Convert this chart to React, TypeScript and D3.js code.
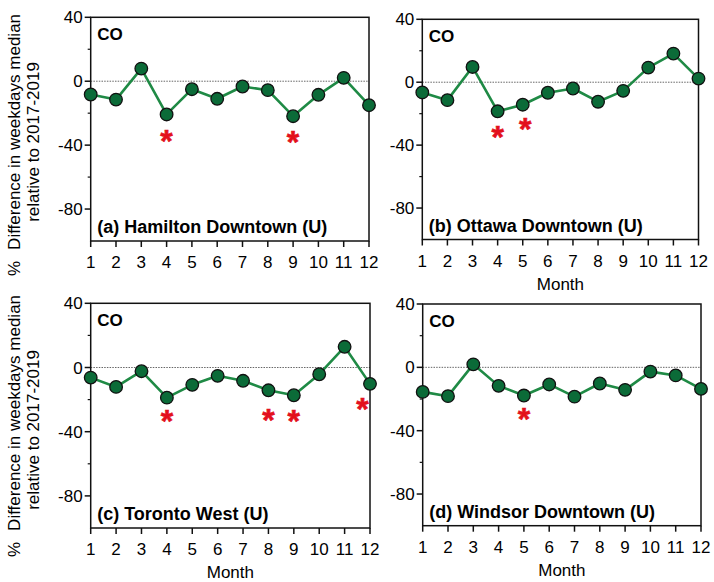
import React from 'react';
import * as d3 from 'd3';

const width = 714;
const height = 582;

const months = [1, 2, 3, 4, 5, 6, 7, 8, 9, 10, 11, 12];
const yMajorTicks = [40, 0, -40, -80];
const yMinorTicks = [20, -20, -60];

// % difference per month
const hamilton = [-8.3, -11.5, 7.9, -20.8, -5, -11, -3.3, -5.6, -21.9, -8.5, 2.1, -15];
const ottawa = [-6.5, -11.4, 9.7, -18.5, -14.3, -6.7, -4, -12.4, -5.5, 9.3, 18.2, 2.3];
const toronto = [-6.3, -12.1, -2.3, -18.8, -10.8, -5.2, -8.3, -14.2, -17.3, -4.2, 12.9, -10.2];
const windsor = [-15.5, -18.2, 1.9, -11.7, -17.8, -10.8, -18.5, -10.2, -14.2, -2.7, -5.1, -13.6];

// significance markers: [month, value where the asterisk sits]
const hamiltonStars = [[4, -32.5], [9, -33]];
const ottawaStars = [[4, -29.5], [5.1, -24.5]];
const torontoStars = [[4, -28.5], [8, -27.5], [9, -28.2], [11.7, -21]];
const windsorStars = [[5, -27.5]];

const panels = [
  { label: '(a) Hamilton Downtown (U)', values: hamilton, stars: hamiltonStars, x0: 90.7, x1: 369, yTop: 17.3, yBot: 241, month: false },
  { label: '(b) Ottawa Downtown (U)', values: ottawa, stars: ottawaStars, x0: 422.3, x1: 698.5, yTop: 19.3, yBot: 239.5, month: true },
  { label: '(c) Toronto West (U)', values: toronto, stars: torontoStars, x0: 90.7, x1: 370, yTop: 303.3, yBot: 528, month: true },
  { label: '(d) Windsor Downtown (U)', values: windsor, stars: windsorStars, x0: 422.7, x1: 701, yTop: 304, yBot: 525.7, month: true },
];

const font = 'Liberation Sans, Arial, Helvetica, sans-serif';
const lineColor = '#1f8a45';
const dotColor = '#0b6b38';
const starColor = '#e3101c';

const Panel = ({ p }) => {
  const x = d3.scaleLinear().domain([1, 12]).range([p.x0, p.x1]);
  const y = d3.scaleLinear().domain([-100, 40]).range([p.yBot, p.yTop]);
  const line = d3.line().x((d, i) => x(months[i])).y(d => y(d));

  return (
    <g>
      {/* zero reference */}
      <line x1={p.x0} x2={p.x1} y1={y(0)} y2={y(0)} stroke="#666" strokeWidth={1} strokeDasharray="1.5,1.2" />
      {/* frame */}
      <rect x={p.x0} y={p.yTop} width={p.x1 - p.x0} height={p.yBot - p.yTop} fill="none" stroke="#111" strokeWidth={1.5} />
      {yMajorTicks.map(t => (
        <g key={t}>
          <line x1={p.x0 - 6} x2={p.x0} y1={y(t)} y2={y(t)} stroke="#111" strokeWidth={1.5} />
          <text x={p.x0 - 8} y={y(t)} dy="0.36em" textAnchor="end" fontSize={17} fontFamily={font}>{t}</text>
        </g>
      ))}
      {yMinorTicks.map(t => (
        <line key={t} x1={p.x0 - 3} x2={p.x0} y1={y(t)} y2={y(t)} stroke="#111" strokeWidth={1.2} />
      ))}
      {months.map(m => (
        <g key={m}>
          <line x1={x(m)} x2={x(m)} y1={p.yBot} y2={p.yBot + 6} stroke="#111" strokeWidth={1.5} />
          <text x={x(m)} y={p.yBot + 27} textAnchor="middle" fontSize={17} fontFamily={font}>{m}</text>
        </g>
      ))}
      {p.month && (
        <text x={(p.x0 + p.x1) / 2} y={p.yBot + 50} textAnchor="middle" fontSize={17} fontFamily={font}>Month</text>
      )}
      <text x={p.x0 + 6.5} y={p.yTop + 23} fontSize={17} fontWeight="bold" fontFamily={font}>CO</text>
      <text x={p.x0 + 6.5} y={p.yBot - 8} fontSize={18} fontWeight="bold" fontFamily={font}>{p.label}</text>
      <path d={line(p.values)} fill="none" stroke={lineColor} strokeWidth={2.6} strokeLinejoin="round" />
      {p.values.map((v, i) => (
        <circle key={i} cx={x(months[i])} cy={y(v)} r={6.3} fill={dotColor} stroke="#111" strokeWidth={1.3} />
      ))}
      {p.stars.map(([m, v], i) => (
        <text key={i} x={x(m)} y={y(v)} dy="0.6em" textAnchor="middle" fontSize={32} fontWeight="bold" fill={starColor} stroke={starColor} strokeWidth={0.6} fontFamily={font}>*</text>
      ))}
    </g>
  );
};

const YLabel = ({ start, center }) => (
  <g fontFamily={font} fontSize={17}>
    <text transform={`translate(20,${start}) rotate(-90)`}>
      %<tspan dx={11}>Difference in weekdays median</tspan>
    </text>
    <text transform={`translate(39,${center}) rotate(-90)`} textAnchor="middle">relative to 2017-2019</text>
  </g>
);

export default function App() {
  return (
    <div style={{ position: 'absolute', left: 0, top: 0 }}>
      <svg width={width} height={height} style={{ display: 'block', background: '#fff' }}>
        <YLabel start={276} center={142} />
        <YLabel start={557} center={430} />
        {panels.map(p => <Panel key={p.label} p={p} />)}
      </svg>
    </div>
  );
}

........

The request >>
For each line in the data above that contains the string "React", extract the line.

Answer in full >>
Convert this chart to React, TypeScript and D3.js code.
import React from 'react';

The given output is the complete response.